# Hanging deer in 50-60 degree weather



## mn5503 (Feb 21, 2006)

Yes you'd be fine for one night.

You'd be better of if you could get it quatered up and in a fridge or coolers with ice.


----------



## River420Bottom (Jul 21, 2008)

i wont have much time saturday night thats why i was hoping i could let them hang overnight and get back to them in the morning, thanks


----------



## gamoboy (Sep 29, 2008)

might try rolling it up in a tarp with a few bags of ice.


----------



## jim p (Oct 29, 2003)

I saw a post somewhere that showed the bacteria growth in meat for different temperatures. The growth of bacteria in the meat is going to change the taste. This is why some people like to age meat. This is also why some meat taste bad if aged too long. This is also why some meat makes you sick. 

Although it might be safe and taste great if hung, I would try to ice it down just to be sure.


----------



## sweet old bill (Apr 21, 2003)

In the past we always would in temps in the 50 to 60 gut, skin off the hide, and wash down the deer. We would also if down south put the deer in a cloth bag to ensure no flies get on the deer. I alway try to treat like a good side of beef. I do not like to go for aging. Even in our up North November weather, we try to get the gut out asap and the hide off.


----------



## Scottyluck (Dec 31, 2003)

I shot a doe on the 15th. 
Because I was waiting to here from another friend who had shot a doe and was having trouble finding her I didn't get to butchering right away in case I had to head into the woods to help track. 
Temps were proably in the 60's over night. I packed her body cavity with 3 bags of ice and wrapped her in a moving blanket. I didn't get to her until 4pm the next day. She was fine. The ice and blanket did the trick.


----------



## nodog (Mar 1, 2005)

The deer keeps itself warm when it's cold out so just use it as a cooler. Stuff a bag of ice inside the cavity and it will be good for days. Meat will be cold enough to hurt your hands. Gut it quick, open it up till you get the ice and that should be fairly soon, like you kill the thing drag it out and on the way to the check station or at the station get a bag. Doing it for years and never had a deer go bad. Haven't done it with others and it has. Brother hung one just like your talking as a kid, went bad. Unless your draining blood or keeping it away from critters there's no reason to hang it apart from butchering, for some reason people feel it's a natural part of deer hunting.

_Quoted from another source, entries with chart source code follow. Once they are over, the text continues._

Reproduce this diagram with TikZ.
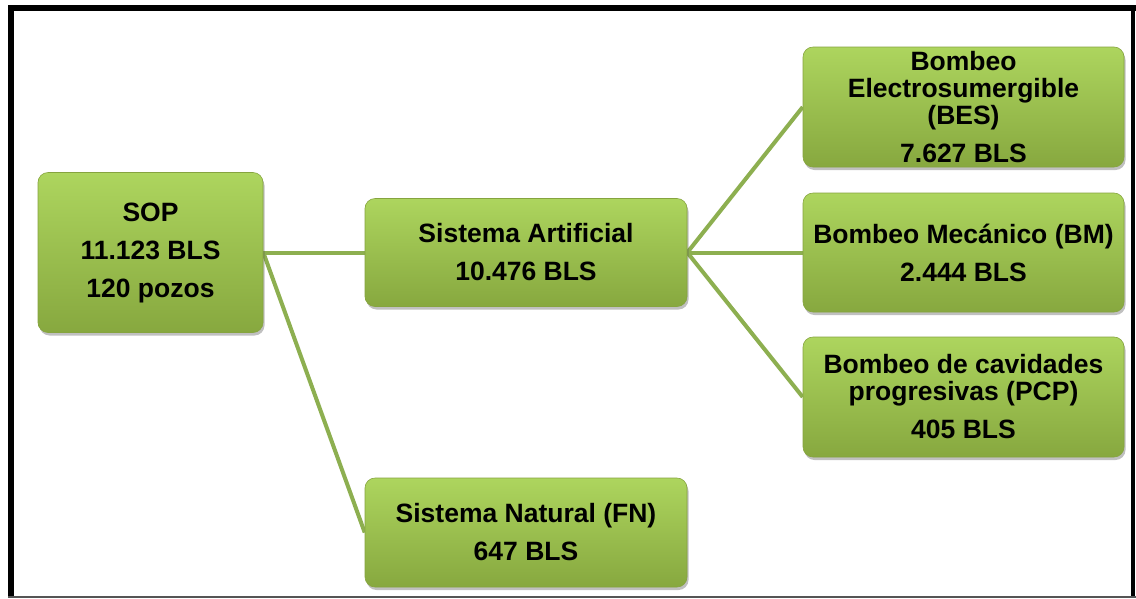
\documentclass[tikz,border=0pt]{standalone}
\usepackage{fontspec}
\setmainfont{Liberation Sans}
\usetikzlibrary{shadows,backgrounds}
\definecolor{boxtop}{HTML}{ADD55E}
\definecolor{boxbottom}{HTML}{87A83F}
\definecolor{boxedge}{HTML}{86A43F}
\definecolor{linkgreen}{HTML}{8DAF50}
\definecolor{framegrey}{HTML}{555555}
\begin{document}
\begin{tikzpicture}[x=1pt,y=-1pt,
  box/.style={rounded corners=10pt, top color=boxtop, bottom color=boxbottom,
    draw=boxedge, line width=0.6pt,
    drop shadow={shadow xshift=1.5pt, shadow yshift=-3pt, opacity=0.35, fill=black!70},
    align=center, inner sep=0pt, text=black,
    font=\fontsize{26.5}{27}\selectfont\bfseries},
  link/.style={draw=linkgreen, line width=4pt}]

\path[use as bounding box] (0,0) rectangle (1136,598);

% frame
\fill[black] (8,5) rectangle (1136,11);
\fill[black] (8,5) rectangle (14,598);
\fill[black] (1131,5) rectangle (1135,598);
\fill[framegrey] (8,596) rectangle (1136,598);

% boxes
\node[box, minimum width=225pt, minimum height=160pt] (sop) at (150.5,252.5)
  {SOP\\[11pt]11.123 BLS\\[11pt]120 pozos};
\node[box, minimum width=322pt, minimum height=108pt] (art) at (526,252.5)
  {Sistema Artificial\\[11pt]10.476 BLS};
\node[box, minimum width=322pt, minimum height=109pt] (nat) at (526,532.5)
  {Sistema Natural (FN)\\[11pt]647 BLS};
\node[box, minimum width=321pt, minimum height=120pt] (bes) at (963.5,107)
  {Bombeo\\Electrosumergible\\(BES)\\[11pt]7.627 BLS};
\node[box, minimum width=321pt, minimum height=119pt] (bm) at (963.5,252.5)
  {Bombeo Mecánico (BM)\\[11pt]2.444 BLS};
\node[box, minimum width=321pt, minimum height=120pt] (pcp) at (963.5,397)
  {Bombeo de cavidades\\progresivas (PCP)\\[11pt]405 BLS};

% connectors
\begin{pgfonlayer}{background}
  \fill[white] (0,0) rectangle (1136,598);
  \draw[link] (sop.east) -- (art.west);
  \draw[link] (sop.east) -- (nat.west);
  \draw[link] (art.east) -- (bes.west);
  \draw[link] (art.east) -- (bm.west);
  \draw[link] (art.east) -- (pcp.west);
\end{pgfonlayer}
\end{tikzpicture}
\end{document}
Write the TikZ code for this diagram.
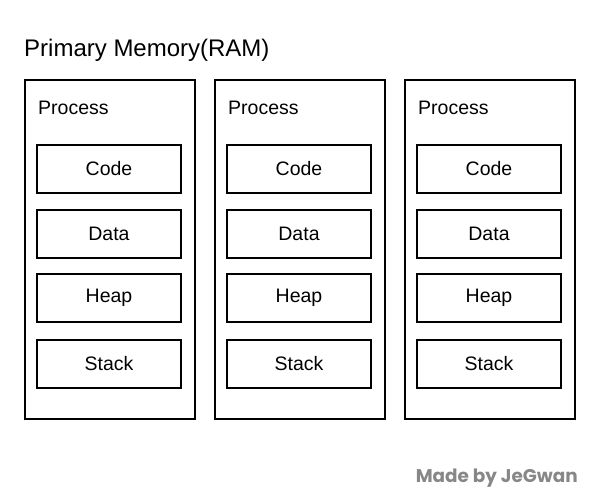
\documentclass[tikz,border=0pt]{standalone}
\usepackage{fontspec}
\setmainfont{Liberation Sans}
\newfontfamily\madefont{Poppins}
\begin{document}
\begin{tikzpicture}[x=1pt,y=-1pt,
  procbox/.style={draw=black,line width=2pt,minimum width=170pt,minimum height=339pt,inner sep=0pt,anchor=north west},
  segbox/.style={draw=black,line width=2pt,minimum width=144pt,minimum height=48pt,inner sep=0pt,font=\fontsize{19.5}{21}\selectfont},
  plabel/.style={anchor=base west,inner sep=0pt,font=\fontsize{19.5}{21}\selectfont}]
\useasboundingbox (0,0) rectangle (602,500);
\node[anchor=base west,inner sep=0pt,font=\fontsize{24}{26}\selectfont] (title) at (24,57) {Primary Memory(RAM)};
\foreach \i/\x in {1/24,2/214,3/404}{
  \node[procbox] (p\i) at (\x,79) {};
  \node[plabel] (pl\i) at (\x+14,114.5) {Process};
  \node[segbox] (code\i) at (\x+85,169) {Code};
  \node[segbox] (data\i) at (\x+85,233.5) {Data};
  \node[segbox] (heap\i) at (\x+85,298) {Heap};
  \node[segbox] (stack\i) at (\x+85,363.5) {Stack};
}
\node[anchor=base east,inner sep=0pt,text=black!47,font=\madefont\bfseries\fontsize{18.4}{20}\selectfont] (made) at (578,482) {Made by JeGwan};
\end{tikzpicture}
\end{document}
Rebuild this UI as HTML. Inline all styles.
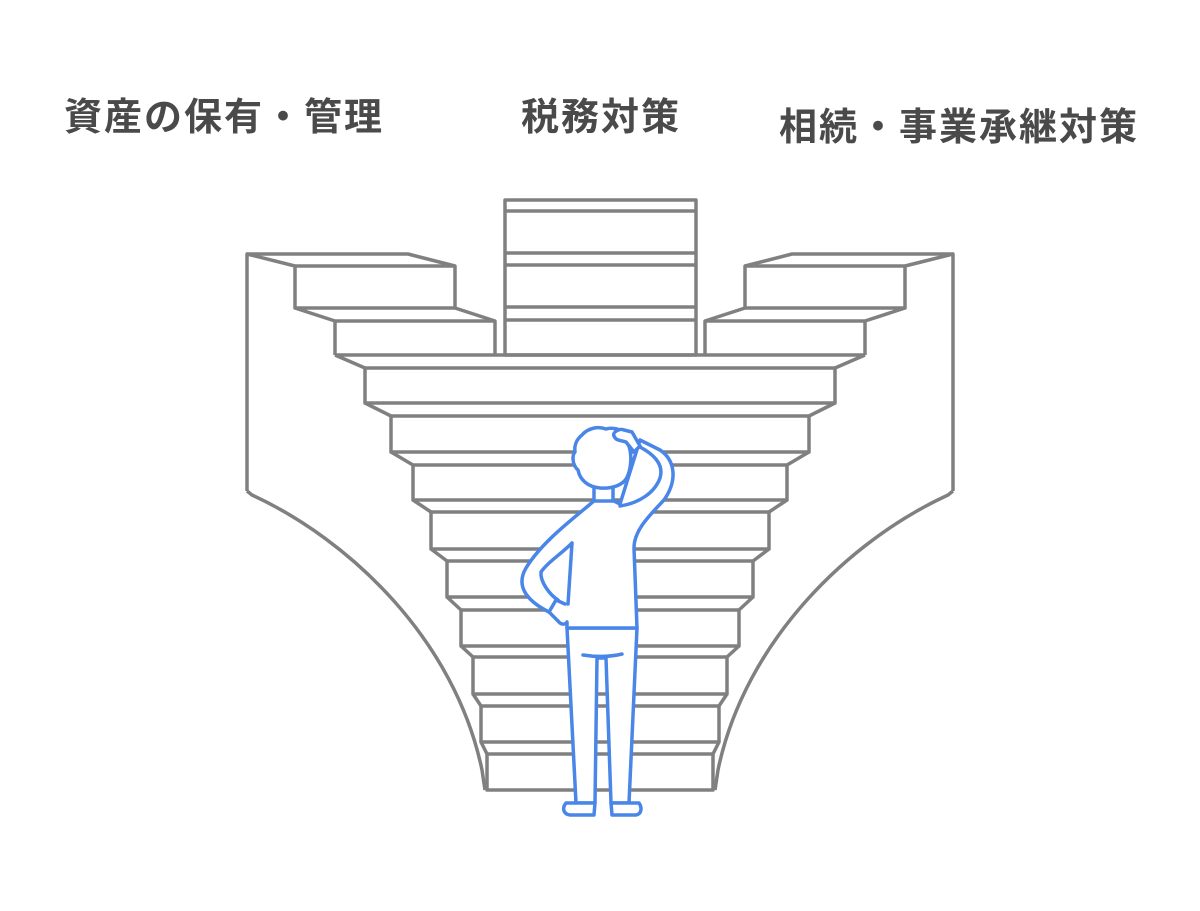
<!DOCTYPE html>
<html><head><meta charset="utf-8"><style>
html,body{margin:0;padding:0;background:#fff;}
body{width:1200px;height:911px;position:relative;overflow:hidden;}
.t{position:absolute;font-family:"Liberation Sans","Noto Sans CJK JP",sans-serif;font-weight:bold;font-size:38px;color:#4a4a4a;white-space:nowrap;line-height:1;}
svg{position:absolute;left:0;top:0;}
</style></head><body>
<div class="t" style="left:64px;top:99px;letter-spacing:2px">資産の保有・管理</div>
<div class="t" style="left:521px;top:99px;letter-spacing:2px">税務対策</div>
<div class="t" style="left:779px;top:109px;letter-spacing:2px">相続・事業承継対策</div>
<svg width="1200" height="911" viewBox="0 0 1200 911">
<g fill="none" stroke="#808080" stroke-width="3.5" stroke-linejoin="round">
<path d="M247,491 L247,254 L408,254 L455,266 L455,308 L495,321 L495,355"/>
<path d="M247,254 L295,266 L455,266 M295,266 L295,308 L455,308 M295,308 L335,321 L495,321 M335,321 L335,355"/>
<path d="M953,491 L953,254 L792,254 L745,266 L745,308 L705,321 L705,355"/>
<path d="M953,254 L905,266 L745,266 M905,266 L905,308 L745,308 M905,308 L865,321 L705,321 M865,321 L865,355"/>
<path d="M247,491 L252,495 C350,540 455,640 482,770 L485,790"/>
<path d="M953,491 L948,495 C850,540 745,640 718,770 L715,790"/>
<rect x="505" y="200" width="191" height="155"/>
<path d="M505,211H696 M505,253H696 M505,265H696 M505,307H696 M505,320H696"/>
<path d="M335,355 L865,355 M335,355 L365,368 M865,355 L835,368"/>
<rect x="365" y="368" width="470" height="35"/>
<path d="M365,403 L391,416 M835,403 L809,416"/><rect x="391" y="416" width="418" height="36"/>
<path d="M391,452 L413,465 M809,452 L787,465"/><rect x="413" y="465" width="374" height="35"/>
<path d="M413,500 L431,512 M787,500 L769,512"/><rect x="431" y="512" width="338" height="37"/>
<path d="M431,549 L447,561 M769,549 L753,561"/><rect x="447" y="561" width="306" height="36"/>
<path d="M447,597 L461,610 M753,597 L739,610"/><rect x="461" y="610" width="278" height="36"/>
<path d="M461,646 L473,657 M739,646 L727,657"/><rect x="473" y="657" width="254" height="37"/>
<path d="M473,694 L481,706 M727,694 L719,706"/><rect x="481" y="706" width="238" height="36"/>
<path d="M481,742 L487,754 M719,742 L713,754"/><rect x="487" y="754" width="226" height="36"/>
</g>
<g fill="#fff" stroke="#4a86e8" stroke-width="3.5" stroke-linejoin="round" stroke-linecap="round">
<path d="M567,628 L576,803 L595,803 L597,658 L606,658 L611,803 L629,803 L637,628 Z"/>
<path d="M566,803 C562,808 563,814 570,815 L594,815 L595,803 Z M611,803 L612,815 L636,815 C642,814 642,807 639,803 Z"/>
<path d="M583,655 C595,657 610,657 622,654" fill="none"/>
<path d="M588,506 C565,525 540,545 526,568 C516,585 525,600 549,612 L558,621 C562,626 566,624 567,622 L567,628 L637,628 L634,548 C634,530 650,515 664,500 C678,480 675,460 660,450 L640,440 L620,504 L612,500 L595,500 Z"/>
<path d="M572,543 L568,604 M572,543 C560,555 548,562 541,572 C540,582 550,595 558,600" fill="none"/>
<path d="M549,612 L556,600 L565,604" fill="none"/>
<path d="M620,506 C640,503 655,492 660,478 C664,465 655,455 640,447" fill="none"/>
<rect x="594" y="484" width="19" height="17"/>
<path d="M582,435 C588,428 598,426 606,429 C612,427 622,429 626,435 L630,450 C632,460 630,470 628,475 C625,485 612,489 600,488 C588,487 580,480 578,470 C572,465 572,455 575,452 C574,445 577,439 582,435 Z"/>
<path d="M614,436 C612,432 620,428 624,430 L632,432 L640,446 L634,452 L626,442 C620,440 616,441 614,436 Z"/>
</g>
</svg>
</body></html>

We also like to talk about the deer were going to get before we do. Many times what we talked about we didn't need too. 

It is a good cooler.


----------



## MNmike (Dec 27, 2003)

I usually won't.

I'll skin and quarter it and use a 150qt cooler I have with a drainage grate I made for the bottom to lift the meat so it doesn't sit in any melted ice.

Don't take much time to do.

The main thing is getting it cooled off AND keeping the flies from laying eggs.


----------



## pabuckkiller2 (Sep 4, 2010)

I wouldn't let it hang but that's just me. If I got it hung up and skinned out it really doesn't take much longer to quarter and put in the fridge. I do agree though if you really don't have the time a couple of bags of ice would get you through until the next day.


----------



## dale9805 (Jul 29, 2010)

in those temps i would leave the hide on, throw a can of pepper on it and a couple bags of ice in the cavity.


----------



## Uncle Bucky (Oct 30, 2009)

I have a bunch of empty 2 liter bottles I filled with water and froze. I hang my deer head down, then take a big old blanket ( i wash between deer ) and wrap the deer up in and tie shut. Then fill the cavity with the frozen 2 liters of water up to the top.

Next I wrap it with 2 old sleeping bags and tie them up and fill to the top with more frozen 2 liters

Since cold air falls the deer stays nice and cold, usually around 35-38 degrees. 

And with 2 liters there is no water from melting ice as the water is contained inside the 2 liters


----------



## solohunter (Feb 22, 2005)

Hang it and forget it.
Solohunter


----------



## nicko (Feb 17, 2006)

My deer lay in the yard until I can get them to the butcher the following day. Ice bags in the cavity and over the top of the carcass and if it's warm, a game bag/cheese cloth over the cavity to keep flies out. Never been a problem.


----------